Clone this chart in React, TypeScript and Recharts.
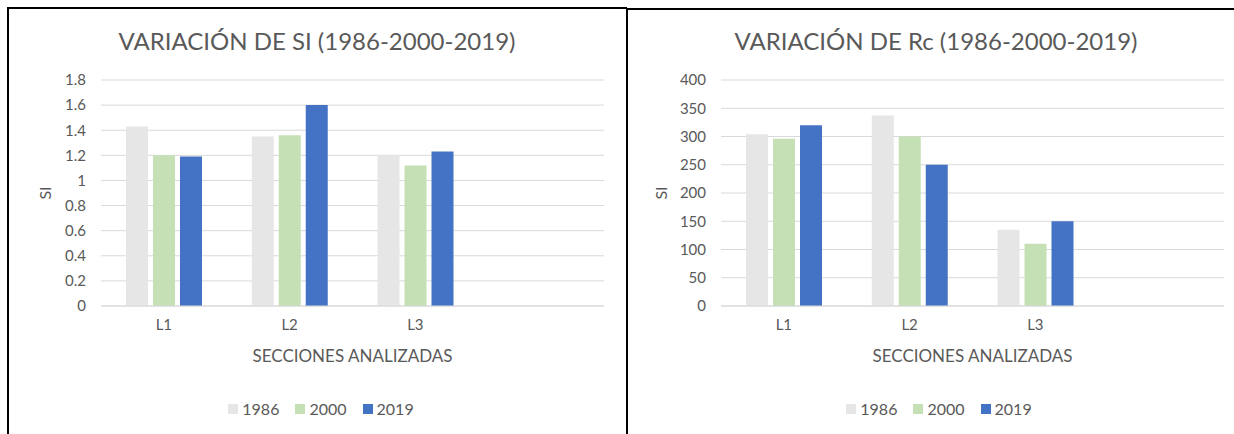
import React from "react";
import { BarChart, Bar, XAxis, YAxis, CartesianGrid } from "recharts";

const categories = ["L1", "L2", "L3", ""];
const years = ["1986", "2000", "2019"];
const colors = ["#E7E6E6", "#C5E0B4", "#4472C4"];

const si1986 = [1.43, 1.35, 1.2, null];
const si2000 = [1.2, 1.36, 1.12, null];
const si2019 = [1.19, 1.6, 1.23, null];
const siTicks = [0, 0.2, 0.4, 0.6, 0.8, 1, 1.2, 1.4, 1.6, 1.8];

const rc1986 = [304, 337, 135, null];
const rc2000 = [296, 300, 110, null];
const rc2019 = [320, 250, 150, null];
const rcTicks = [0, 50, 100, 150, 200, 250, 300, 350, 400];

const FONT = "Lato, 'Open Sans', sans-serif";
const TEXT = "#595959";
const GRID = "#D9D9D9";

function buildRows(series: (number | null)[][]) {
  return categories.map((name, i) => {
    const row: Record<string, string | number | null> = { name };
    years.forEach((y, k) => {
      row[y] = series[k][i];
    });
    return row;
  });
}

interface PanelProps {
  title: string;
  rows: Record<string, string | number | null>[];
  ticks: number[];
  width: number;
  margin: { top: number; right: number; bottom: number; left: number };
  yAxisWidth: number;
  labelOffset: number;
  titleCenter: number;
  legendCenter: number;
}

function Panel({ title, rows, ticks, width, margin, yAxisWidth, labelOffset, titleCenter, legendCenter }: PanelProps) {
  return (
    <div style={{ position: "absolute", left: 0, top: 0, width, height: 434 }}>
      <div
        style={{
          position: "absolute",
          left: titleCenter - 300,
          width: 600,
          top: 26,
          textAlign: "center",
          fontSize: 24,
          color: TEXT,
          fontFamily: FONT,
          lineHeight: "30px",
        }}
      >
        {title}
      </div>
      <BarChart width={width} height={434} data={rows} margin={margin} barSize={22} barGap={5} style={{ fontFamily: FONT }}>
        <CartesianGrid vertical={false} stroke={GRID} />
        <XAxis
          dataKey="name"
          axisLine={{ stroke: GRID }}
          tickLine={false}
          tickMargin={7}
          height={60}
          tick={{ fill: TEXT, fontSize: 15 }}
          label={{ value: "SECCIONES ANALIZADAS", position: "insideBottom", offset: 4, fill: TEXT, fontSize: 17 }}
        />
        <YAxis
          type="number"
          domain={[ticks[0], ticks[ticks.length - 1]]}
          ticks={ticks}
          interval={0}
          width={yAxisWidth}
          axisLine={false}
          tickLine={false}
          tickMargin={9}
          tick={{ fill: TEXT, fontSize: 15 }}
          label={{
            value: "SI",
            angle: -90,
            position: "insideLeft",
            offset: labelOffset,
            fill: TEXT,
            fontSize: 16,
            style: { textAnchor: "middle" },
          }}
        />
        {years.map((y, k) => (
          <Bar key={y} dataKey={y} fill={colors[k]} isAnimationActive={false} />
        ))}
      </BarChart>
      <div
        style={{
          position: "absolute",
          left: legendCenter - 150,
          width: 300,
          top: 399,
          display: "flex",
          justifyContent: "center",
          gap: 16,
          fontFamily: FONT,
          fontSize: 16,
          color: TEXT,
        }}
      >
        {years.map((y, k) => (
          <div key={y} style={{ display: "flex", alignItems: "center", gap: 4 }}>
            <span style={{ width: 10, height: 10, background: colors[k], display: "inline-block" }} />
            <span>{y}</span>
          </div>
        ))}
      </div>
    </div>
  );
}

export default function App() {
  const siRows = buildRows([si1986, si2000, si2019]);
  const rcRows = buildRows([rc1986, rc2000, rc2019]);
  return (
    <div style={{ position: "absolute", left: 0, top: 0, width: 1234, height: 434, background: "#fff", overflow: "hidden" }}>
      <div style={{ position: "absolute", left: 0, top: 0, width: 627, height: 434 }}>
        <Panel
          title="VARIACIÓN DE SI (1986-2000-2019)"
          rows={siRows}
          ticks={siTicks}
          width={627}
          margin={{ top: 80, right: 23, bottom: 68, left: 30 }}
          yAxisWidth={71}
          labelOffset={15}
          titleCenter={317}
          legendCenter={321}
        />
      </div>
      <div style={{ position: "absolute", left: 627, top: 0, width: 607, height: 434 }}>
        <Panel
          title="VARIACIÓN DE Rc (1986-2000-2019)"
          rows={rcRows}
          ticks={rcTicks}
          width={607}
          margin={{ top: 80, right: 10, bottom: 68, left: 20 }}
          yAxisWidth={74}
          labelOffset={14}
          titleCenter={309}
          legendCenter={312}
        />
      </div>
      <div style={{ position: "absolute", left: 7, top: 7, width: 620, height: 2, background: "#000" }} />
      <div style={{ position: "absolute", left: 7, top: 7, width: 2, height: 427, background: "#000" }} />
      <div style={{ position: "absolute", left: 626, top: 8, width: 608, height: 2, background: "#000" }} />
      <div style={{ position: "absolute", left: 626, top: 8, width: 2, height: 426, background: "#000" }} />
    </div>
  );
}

━━━━━━━━

Are you able to set down all the lines above exactly, without any pictures?

Clone this chart in React, TypeScript and Recharts.
import React from "react";
import { BarChart, Bar, XAxis, YAxis, CartesianGrid } from "recharts";

const categories = ["L1", "L2", "L3", ""];
const years = ["1986", "2000", "2019"];
const colors = ["#E7E6E6", "#C5E0B4", "#4472C4"];

const si1986 = [1.43, 1.35, 1.2, null];
const si2000 = [1.2, 1.36, 1.12, null];
const si2019 = [1.19, 1.6, 1.23, null];
const siTicks = [0, 0.2, 0.4, 0.6, 0.8, 1, 1.2, 1.4, 1.6, 1.8];

const rc1986 = [304, 337, 135, null];
const rc2000 = [296, 300, 110, null];
const rc2019 = [320, 250, 150, null];
const rcTicks = [0, 50, 100, 150, 200, 250, 300, 350, 400];

const FONT = "Lato, 'Open Sans', sans-serif";
const TEXT = "#595959";
const GRID = "#D9D9D9";

function buildRows(series: (number | null)[][]) {
  return categories.map((name, i) => {
    const row: Record<string, string | number | null> = { name };
    years.forEach((y, k) => {
      row[y] = series[k][i];
    });
    return row;
  });
}

interface PanelProps {
  title: string;
  rows: Record<string, string | number | null>[];
  ticks: number[];
  width: number;
  margin: { top: number; right: number; bottom: number; left: number };
  yAxisWidth: number;
  labelOffset: number;
  titleCenter: number;
  legendCenter: number;
}

function Panel({ title, rows, ticks, width, margin, yAxisWidth, labelOffset, titleCenter, legendCenter }: PanelProps) {
  return (
    <div style={{ position: "absolute", left: 0, top: 0, width, height: 434 }}>
      <div
        style={{
          position: "absolute",
          left: titleCenter - 300,
          width: 600,
          top: 26,
          textAlign: "center",
          fontSize: 24,
          color: TEXT,
          fontFamily: FONT,
          lineHeight: "30px",
        }}
      >
        {title}
      </div>
      <BarChart width={width} height={434} data={rows} margin={margin} barSize={22} barGap={5} style={{ fontFamily: FONT }}>
        <CartesianGrid vertical={false} stroke={GRID} />
        <XAxis
          dataKey="name"
          axisLine={{ stroke: GRID }}
          tickLine={false}
          tickMargin={7}
          height={60}
          tick={{ fill: TEXT, fontSize: 15 }}
          label={{ value: "SECCIONES ANALIZADAS", position: "insideBottom", offset: 4, fill: TEXT, fontSize: 17 }}
        />
        <YAxis
          type="number"
          domain={[ticks[0], ticks[ticks.length - 1]]}
          ticks={ticks}
          interval={0}
          width={yAxisWidth}
          axisLine={false}
          tickLine={false}
          tickMargin={9}
          tick={{ fill: TEXT, fontSize: 15 }}
          label={{
            value: "SI",
            angle: -90,
            position: "insideLeft",
            offset: labelOffset,
            fill: TEXT,
            fontSize: 16,
            style: { textAnchor: "middle" },
          }}
        />
        {years.map((y, k) => (
          <Bar key={y} dataKey={y} fill={colors[k]} isAnimationActive={false} />
        ))}
      </BarChart>
      <div
        style={{
          position: "absolute",
          left: legendCenter - 150,
          width: 300,
          top: 399,
          display: "flex",
          justifyContent: "center",
          gap: 16,
          fontFamily: FONT,
          fontSize: 16,
          color: TEXT,
        }}
      >
        {years.map((y, k) => (
          <div key={y} style={{ display: "flex", alignItems: "center", gap: 4 }}>
            <span style={{ width: 10, height: 10, background: colors[k], display: "inline-block" }} />
            <span>{y}</span>
          </div>
        ))}
      </div>
    </div>
  );
}

export default function App() {
  const siRows = buildRows([si1986, si2000, si2019]);
  const rcRows = buildRows([rc1986, rc2000, rc2019]);
  return (
    <div style={{ position: "absolute", left: 0, top: 0, width: 1234, height: 434, background: "#fff", overflow: "hidden" }}>
      <div style={{ position: "absolute", left: 0, top: 0, width: 627, height: 434 }}>
        <Panel
          title="VARIACIÓN DE SI (1986-2000-2019)"
          rows={siRows}
          ticks={siTicks}
          width={627}
          margin={{ top: 80, right: 23, bottom: 68, left: 30 }}
          yAxisWidth={71}
          labelOffset={15}
          titleCenter={317}
          legendCenter={321}
        />
      </div>
      <div style={{ position: "absolute", left: 627, top: 0, width: 607, height: 434 }}>
        <Panel
          title="VARIACIÓN DE Rc (1986-2000-2019)"
          rows={rcRows}
          ticks={rcTicks}
          width={607}
          margin={{ top: 80, right: 10, bottom: 68, left: 20 }}
          yAxisWidth={74}
          labelOffset={14}
          titleCenter={309}
          legendCenter={312}
        />
      </div>
      <div style={{ position: "absolute", left: 7, top: 7, width: 620, height: 2, background: "#000" }} />
      <div style={{ position: "absolute", left: 7, top: 7, width: 2, height: 427, background: "#000" }} />
      <div style={{ position: "absolute", left: 626, top: 8, width: 608, height: 2, background: "#000" }} />
      <div style={{ position: "absolute", left: 626, top: 8, width: 2, height: 426, background: "#000" }} />
    </div>
  );
}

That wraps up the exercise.